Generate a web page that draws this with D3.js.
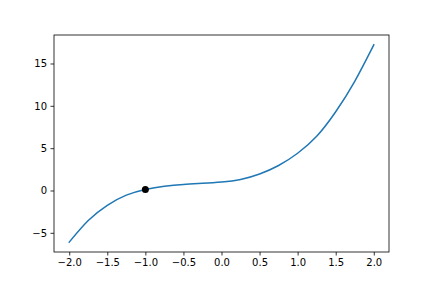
<!DOCTYPE html>
<html>
<head>
<meta charset="utf-8">
<script src="https://cdn.jsdelivr.net/npm/d3@7"></script>
<style>
  html, body { margin: 0; padding: 0; background: #fff; }
  svg { display: block; }
  text { font-family: "DejaVu Sans", sans-serif; }
</style>
</head>
<body>
<svg id="chart" width="432" height="288"></svg>
<script>
// Curve samples
const xValues = [-2.0, -1.75, -1.5, -1.25, -1.0, -0.75, -0.5, -0.25, 0.0, 0.25, 0.5, 0.75, 1.0, 1.25, 1.5, 1.75, 2.0];
const yValues = [-6.1, -3.55, -1.75, -0.55, 0.12, 0.5, 0.72, 0.85, 1.0, 1.3, 1.95, 2.95, 4.4, 6.4, 9.3, 12.9, 17.2];
// Highlighted point
const pointX = [-1.0];
const pointY = [0.12];
// Ticks
const xTicks = [-2.0, -1.5, -1.0, -0.5, 0.0, 0.5, 1.0, 1.5, 2.0];
const yTicks = [-5, 0, 5, 10, 15];

(function () {
const W = 432, H = 288;
const mLeft = 54, mRight = 389, mTop = 35, mBottom = 252;

const xMin = d3.min(xValues), xMax = d3.max(xValues);
const yMin = d3.min(yValues), yMax = d3.max(yValues);
const xPad = (xMax - xMin) * 0.05, yPad = (yMax - yMin) * 0.05;

const x = d3.scaleLinear().domain([xMin - xPad, xMax + xPad]).range([mLeft, mRight]);
const y = d3.scaleLinear().domain([yMin - yPad, yMax + yPad]).range([mBottom, mTop]);

const svg = d3.select("#chart");
svg.append("rect").attr("width", W).attr("height", H).attr("fill", "#fff");

const fmtMinus = s => s.replace("-", "\u2212");

const xAxis = svg.append("g")
  .attr("transform", `translate(0,${mBottom})`)
  .call(d3.axisBottom(x).tickValues(xTicks).tickSize(3.5).tickPadding(3.5)
        .tickFormat(d => fmtMinus(d3.format(".1f")(d))));
const yAxis = svg.append("g")
  .attr("transform", `translate(${mLeft},0)`)
  .call(d3.axisLeft(y).tickValues(yTicks).tickSize(3.5).tickPadding(3.5)
        .tickFormat(d => fmtMinus(d3.format("d")(d))));

[xAxis, yAxis].forEach(g => {
  g.select(".domain").remove();
  g.selectAll(".tick line").attr("stroke", "#000").attr("stroke-width", 0.8);
  g.selectAll(".tick text").attr("fill", "#000").style("font-size", "10px")
    .style("font-family", "'DejaVu Sans', sans-serif");
});

const pts = xValues.map((v, i) => [v, yValues[i]]);
const line = d3.line().x(d => x(d[0])).y(d => y(d[1])).curve(d3.curveNatural);

svg.append("path")
  .datum(pts)
  .attr("d", line)
  .attr("fill", "none")
  .attr("stroke", "#1f77b4")
  .attr("stroke-width", 1.5)
  .attr("stroke-linecap", "square");

svg.selectAll("circle.pt")
  .data(pointX.map((v, i) => [v, pointY[i]]))
  .join("circle")
  .attr("class", "pt")
  .attr("cx", d => x(d[0]))
  .attr("cy", d => y(d[1]))
  .attr("r", 3.5)
  .attr("fill", "#000");

svg.append("rect")
  .attr("x", mLeft).attr("y", mTop)
  .attr("width", mRight - mLeft).attr("height", mBottom - mTop)
  .attr("fill", "none").attr("stroke", "#000").attr("stroke-width", 0.8);
})();
</script>
</body>
</html>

* **Do this**: Repeat the lines above, starting at the first and stopping after the line that holds "const xPad = (xMax", with the pictures left out.

* **Reply**:
Generate a web page that draws this with D3.js.
<!DOCTYPE html>
<html>
<head>
<meta charset="utf-8">
<script src="https://cdn.jsdelivr.net/npm/d3@7"></script>
<style>
  html, body { margin: 0; padding: 0; background: #fff; }
  svg { display: block; }
  text { font-family: "DejaVu Sans", sans-serif; }
</style>
</head>
<body>
<svg id="chart" width="432" height="288"></svg>
<script>
// Curve samples
const xValues = [-2.0, -1.75, -1.5, -1.25, -1.0, -0.75, -0.5, -0.25, 0.0, 0.25, 0.5, 0.75, 1.0, 1.25, 1.5, 1.75, 2.0];
const yValues = [-6.1, -3.55, -1.75, -0.55, 0.12, 0.5, 0.72, 0.85, 1.0, 1.3, 1.95, 2.95, 4.4, 6.4, 9.3, 12.9, 17.2];
// Highlighted point
const pointX = [-1.0];
const pointY = [0.12];
// Ticks
const xTicks = [-2.0, -1.5, -1.0, -0.5, 0.0, 0.5, 1.0, 1.5, 2.0];
const yTicks = [-5, 0, 5, 10, 15];

(function () {
const W = 432, H = 288;
const mLeft = 54, mRight = 389, mTop = 35, mBottom = 252;

const xMin = d3.min(xValues), xMax = d3.max(xValues);
const yMin = d3.min(yValues), yMax = d3.max(yValues);
const xPad = (xMax - xMin) * 0.05, yPad = (yMax - yMin) * 0.05;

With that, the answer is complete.